= TAPR Open Hardware License =

The TAPR Open Hardware License (TAPR OPL) is a license used in open-source hardware projects. It was created by Tucson Amateur Packet Radio (TAPR), an international amateur radio organization. Version 1.0 was published on May 25, 2007.

Like the GNU General Public License, the OHL is designed to guarantee freedom to share and to create, and forbids anyone who receives rights under the OHL to deny any other licensee those same rights to copy, modify, and distribute documentation, and to make, use and distribute products based on that documentation.

==Conditions==
Although the TAPR OHL aims to maintain the philosophy of open-source software, there are obvious differences in physical reality which require some differences in licenses.
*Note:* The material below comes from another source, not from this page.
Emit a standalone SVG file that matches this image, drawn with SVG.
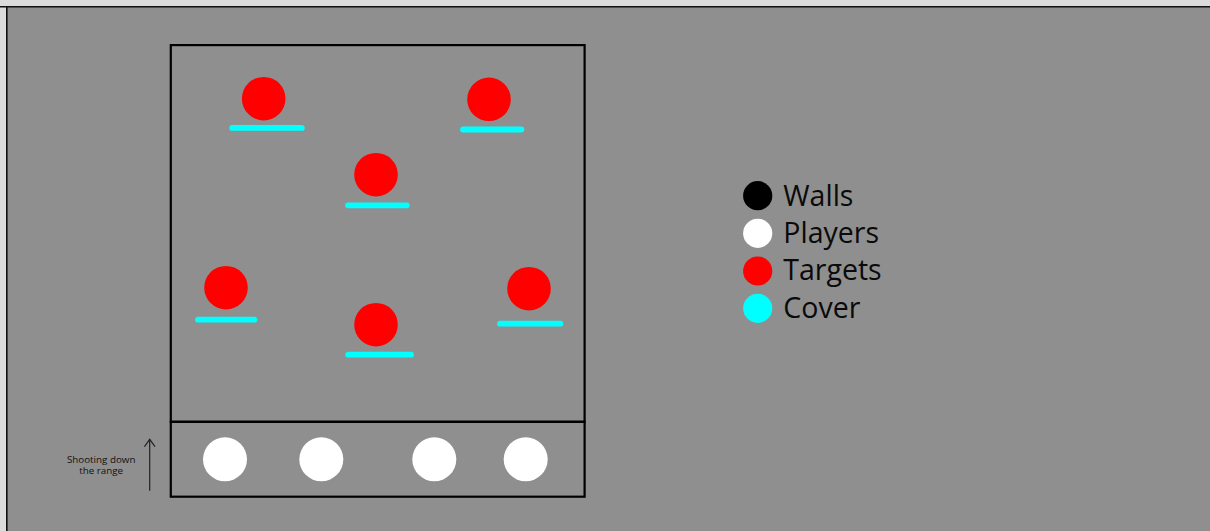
<svg xmlns="http://www.w3.org/2000/svg" width="1210" height="531" viewBox="0 0 1210 531">
<style>
.wall{fill:none;stroke:#000;stroke-width:2.2}
.target{fill:#ff0000}
.cover{stroke:#00ffff;stroke-width:5.8;stroke-linecap:round}
.player{fill:#fff}
.legend{font-family:"Open Sans","Liberation Sans",sans-serif;font-size:28.5px;fill:#0a0a0a}
.note{font-family:"Open Sans","Liberation Sans",sans-serif;font-size:9.8px;fill:#111}
</style>
<defs>
<marker id="chev" viewBox="0 0 10 12" refX="9" refY="6" markerWidth="10" markerHeight="12" markerUnits="userSpaceOnUse" orient="auto">
<polyline points="1.6,0.7 9,6 1.6,11.3" fill="none" stroke="#222" stroke-width="1.2"/>
</marker>
</defs>
<rect x="0" y="0" width="1210" height="531" fill="#dcdcdc"/>
<rect x="7" y="7" width="1203" height="524" fill="#8f8f8f"/>
<line x1="0" y1="6.8" x2="1210" y2="6.8" stroke="#111" stroke-width="1.6"/>
<line x1="6.8" y1="6" x2="6.8" y2="531" stroke="#111" stroke-width="1.6"/>
<g id="range">
<rect class="wall" x="170.8" y="45.1" width="413.8" height="376.7"/>
<rect class="wall" x="170.8" y="421.8" width="413.8" height="74.9"/>
</g>
<g id="target1"><circle class="target" cx="263.7" cy="98.7" r="21.8"/><line class="cover" x1="232.2" y1="127.9" x2="301.8" y2="127.9"/></g>
<g id="target2"><circle class="target" cx="489" cy="99.3" r="21.8"/><line class="cover" x1="463" y1="129.5" x2="521.4" y2="129.5"/></g>
<g id="target3"><circle class="target" cx="376" cy="174.7" r="21.8"/><line class="cover" x1="348" y1="205.3" x2="406.8" y2="205.3"/></g>
<g id="target4"><circle class="target" cx="226" cy="287.7" r="21.8"/><line class="cover" x1="198" y1="319.7" x2="254.4" y2="319.7"/></g>
<g id="target5"><circle class="target" cx="376" cy="324.7" r="21.8"/><line class="cover" x1="348.3" y1="354.7" x2="411" y2="354.7"/></g>
<g id="target6"><circle class="target" cx="529" cy="288.7" r="21.8"/><line class="cover" x1="500" y1="323.7" x2="560.4" y2="323.7"/></g>
<g id="player1"><circle class="player" cx="225" cy="459.3" r="22"/></g>
<g id="player2"><circle class="player" cx="321.3" cy="459.3" r="22"/></g>
<g id="player3"><circle class="player" cx="434.3" cy="459.3" r="22"/></g>
<g id="player4"><circle class="player" cx="525.7" cy="459.3" r="22"/></g>
<g id="connectors">
<line x1="149.7" y1="490.7" x2="149.7" y2="439.3" stroke="#222" stroke-width="1.2" marker-end="url(#chev)"/>
</g>
<g id="note">
<text class="note" x="101.2" y="462.7" text-anchor="middle">Shooting down</text>
<text class="note" x="101.2" y="474.2" text-anchor="middle">the range</text>
</g>
<g id="legend">
<circle cx="757.7" cy="195.7" r="14.6" fill="#000"/>
<text class="legend" x="783.3" y="205.7">Walls</text>
<circle cx="757.7" cy="233.3" r="14.6" fill="#fff"/>
<text class="legend" x="783.3" y="243">Players</text>
<circle cx="757.7" cy="271" r="14.6" fill="#ff0000"/>
<text class="legend" x="783.3" y="280.3">Targets</text>
<circle cx="757.7" cy="308.3" r="14.6" fill="#00ffff"/>
<text class="legend" x="783.3" y="318.3">Cover</text>
</g>
</svg>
As a result, the license defines two conditions: Documentation, as in design information; and Products, the physical products created from them.

== Adoption ==
The TAPR OHL is the license for the materials from the Open Graphics Project as of April 7, 2009. The TAPR OHL is the license for the materials from Lotus Green Data Centers as of July 28, 2008.

==Criticism==
Former OSI president Eric S. Raymond expressed some concerns about certain aspects of the OHL. He claimed that the license has "lots of problems" and that it "strips the word 'distribution' of its normal meaning, assuring lots of contention over edge cases". There were also concerns that the Open Hardware License may place the design and/or idea into the public domain by publishing it before securing the benefits of patent protection. The OSI did not choose to review the TAPR license.